- **TASK OBJECTIVE**:
From the first line of the data below through the line holding "import * as", output each line exactly and leave the pictures out.

## BEGIN SOURCE EXCERPT

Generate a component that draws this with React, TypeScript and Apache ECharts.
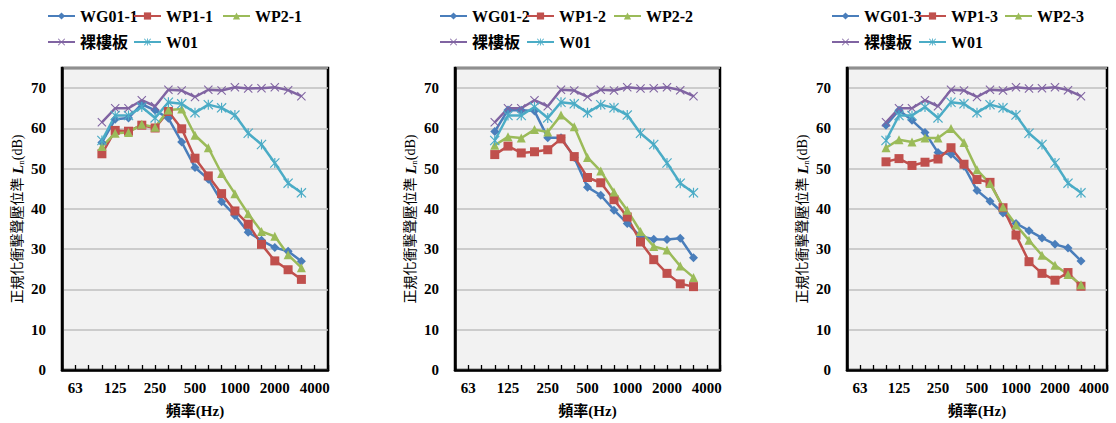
import React, { useEffect, useRef } from "react";
import * as echarts from "echarts";

// Category axis: 1/3-octave band centres (Hz)
const FREQS = ["50", "63", "80", "100", "125", "160", "200", "250", "315", "400", "500", "630", "800", "1000", "1250", "1600", "2000", "2500", "3150", "4000", "5000"];
// Bands that carry measured data
const BANDS = ["100", "125", "160", "200", "250", "315", "400", "500", "630", "800", "1000", "1250", "1600", "2000", "2500", "3150"];
// Tick labels shown on the x axis
const TICK_LABELS = ["63", "125", "250", "500", "1000", "2000", "4000"];

const BARE = [61.5, 65, 65, 67, 65.5, 69.6, 69.4, 67.8, 69.6, 69.4, 70.2, 69.9, 70, 70.2, 69.5, 68];
const W01 = [57, 63.2, 63.2, 65.3, 62.6, 66.5, 66.1, 63.9, 65.9, 65.1, 63.3, 58.8, 56, 51.4, 46.4, 44];

const WG01_1 = [56.5, 62.3, 62.6, 66, 64.5, 62.5, 56.6, 50.3, 47.4, 41.8, 38.4, 34.2, 32.2, 30.4, 29.5, 27];
const WP1_1 = [53.7, 59.5, 59.3, 60.8, 60.1, 64.2, 59.9, 52.6, 48.2, 43.8, 39.5, 36.2, 31.2, 27.1, 24.9, 22.5];
const WP2_1 = [55.5, 58.8, 59, 61, 60.3, 64.6, 64.8, 58.3, 55.2, 48.8, 43.8, 38.8, 34.4, 33.2, 28.6, 25.4];

const WG01_2 = [59.2, 64.6, 64.5, 64.3, 57.7, 57.7, 52.8, 45.4, 43.4, 39.7, 36.4, 33.2, 32.5, 32.4, 32.7, 27.9];
const WP1_2 = [53.5, 55.6, 53.9, 54.2, 54.7, 57.4, 53, 47.8, 46.5, 42.3, 38, 31.8, 27.4, 24, 21.4, 20.7];
const WP2_2 = [55.8, 57.9, 57.6, 59.7, 59.1, 63.3, 60.4, 52.8, 49.4, 44.2, 39.7, 34.4, 30.7, 29.8, 25.8, 23];

const WG01_3 = [60.8, 64.5, 62, 59, 54, 53.6, 50.6, 44.6, 41.9, 39, 36.4, 34.6, 32.8, 31.2, 30.3, 27.1];
const WP1_3 = [51.7, 52.5, 50.8, 51.6, 52.4, 55.2, 51.1, 47.3, 46.6, 40.3, 33.5, 26.9, 24, 22.3, 24.2, 20.8];
const WP2_3 = [55.2, 57.2, 56.6, 57.6, 57.6, 60, 56.5, 49.7, 46.3, 40.5, 36, 32.2, 28.5, 26, 23.7, 21.2];

const PANELS = [
  { suffix: "1", wg: WG01_1, wp1: WP1_1, wp2: WP2_1 },
  { suffix: "2", wg: WG01_2, wp1: WP1_2, wp2: WP2_2 },
  { suffix: "3", wg: WG01_3, wp1: WP1_3, wp2: WP2_3 },
];

const GRID_LEFT = [62, 455, 847];
const GRID_WIDTH = [266, 265, 260];
const GRID_TOP = 68;
const GRID_HEIGHT = 302;
const LEGEND_X = [
  [47, 133, 222],
  [439, 526, 613],
  [831, 918, 1004],
];
const LEGEND_ROW_TOP = [8, 34];

const SERIF = "'Liberation Serif', 'Times New Roman', 'Noto Sans CJK TC', serif";

const X_SYMBOL = "path://M1,0 L6,5 L11,0 L12,1 L7,6 L12,11 L11,12 L6,7 L1,12 L0,11 L5,6 L0,1 Z";
const STAR_SYMBOL = X_SYMBOL + " M5.3,0 L6.7,0 L6.7,12 L5.3,12 Z";

const STYLES = [
  { color: "#4A7EBB", symbol: "diamond", size: 9 },
  { color: "#C0504D", symbol: "rect", size: 9 },
  { color: "#9BBB59", symbol: "triangle", size: 9 },
  { color: "#8064A2", symbol: X_SYMBOL, size: 9 },
  { color: "#4BACC6", symbol: STAR_SYMBOL, size: 10 },
];

function toAxis(values: number[]) {
  return FREQS.map((f) => {
    const i = BANDS.indexOf(f);
    return i >= 0 ? values[i] : null;
  });
}

export default function App() {
  const ref = useRef<HTMLDivElement>(null);

  useEffect(() => {
    if (!ref.current) return;
    const chart = echarts.init(ref.current, null, { renderer: "svg" });

    const grid: any[] = [];
    const xAxis: any[] = [];
    const yAxis: any[] = [];
    const series: any[] = [];
    const legend: any[] = [];

    PANELS.forEach((p, pi) => {
      grid.push({
        left: GRID_LEFT[pi],
        top: GRID_TOP,
        width: GRID_WIDTH[pi],
        height: GRID_HEIGHT,
        show: true,
        backgroundColor: "#F2F2F2",
        borderColor: "#000",
        borderWidth: 2.5,
      });
      xAxis.push({
        type: "category",
        gridIndex: pi,
        data: FREQS,
        boundaryGap: false,
        name: "頻率(Hz)",
        nameLocation: "middle",
        nameGap: 33,
        nameTextStyle: { fontFamily: SERIF, fontWeight: "bold", fontSize: 15, color: "#000" },
        axisLine: { show: true, lineStyle: { color: "#000", width: 2.5 } },
        axisTick: { show: true, inside: true, interval: 0, length: 5, lineStyle: { color: "#000", width: 1.3 } },
        axisLabel: {
          interval: (_i: number, v: string) => TICK_LABELS.includes(v),
          fontFamily: SERIF,
          fontWeight: "bold",
          fontSize: 15,
          color: "#000",
          margin: 10,
        },
        splitLine: { show: false },
      });
      yAxis.push({
        type: "value",
        gridIndex: pi,
        min: 0,
        max: 75,
        interval: 10,
        name: "正規化衝擊聲壓位準 {i|L}{s|n}(dB)",
        nameLocation: "middle",
        nameGap: 37,
        nameRotate: 90,
        nameTextStyle: {
          fontFamily: SERIF,
          fontSize: 14,
          color: "#000",
          rich: {
            i: { fontFamily: SERIF, fontStyle: "italic", fontWeight: "bold", fontSize: 15, color: "#000" },
            s: { fontFamily: SERIF, fontSize: 9, color: "#000", verticalAlign: "bottom", padding: [5, 0, 0, 0] },
          },
        },
        axisLine: { show: true, lineStyle: { color: "#000", width: 2.5 } },
        axisTick: { show: false },
        axisLabel: {
          showMaxLabel: false,
          formatter: (v: number) => (v > 70 ? "" : String(v)),
          fontFamily: SERIF,
          fontWeight: "bold",
          fontSize: 15,
          color: "#000",
          margin: 16,
        },
        splitLine: { show: true, lineStyle: { color: "#BFBFBF", width: 1.5 } },
      });

      const names = [`WG01-${p.suffix}`, `WP1-${p.suffix}`, `WP2-${p.suffix}`, "裸樓板", "W01"];
      const values = [p.wg, p.wp1, p.wp2, BARE, W01];
      names.forEach((name, si) => {
        const st = STYLES[si];
        series.push({
          type: "line",
          name,
          xAxisIndex: pi,
          yAxisIndex: pi,
          data: toAxis(values[si]),
          symbol: st.symbol,
          symbolSize: st.size,
          showSymbol: true,
          showAllSymbol: true,
          lineStyle: { color: st.color, width: 2.5 },
          itemStyle: { color: st.color, borderWidth: 0 },
          emphasis: { disabled: true },
        });
        const row = si < 3 ? 0 : 1;
        const col = si < 3 ? si : si - 3;
        legend.push({
          data: [name],
          left: LEGEND_X[pi][col],
          top: LEGEND_ROW_TOP[row],
          itemWidth: 27,
          itemHeight: 9,
          itemGap: 0,
          padding: 0,
          textStyle: { fontFamily: SERIF, fontWeight: "bold", fontSize: 16, color: "#000" },
        });
      });
    });

    chart.setOption({
      animation: false,
      backgroundColor: "#fff",
      grid,
      xAxis,
      yAxis,
      series,
      legend,
    });

    return () => chart.dispose();
  }, []);

  return (
    <div
      ref={ref}
      style={{ position: "absolute", left: 0, top: 0, width: 1116, height: 423 }}
    />
  );
}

## END SOURCE EXCERPT

- **EXERCISE ANSWER**:
Generate a component that draws this with React, TypeScript and Apache ECharts.
import React, { useEffect, useRef } from "react";
import * as echarts from "echarts";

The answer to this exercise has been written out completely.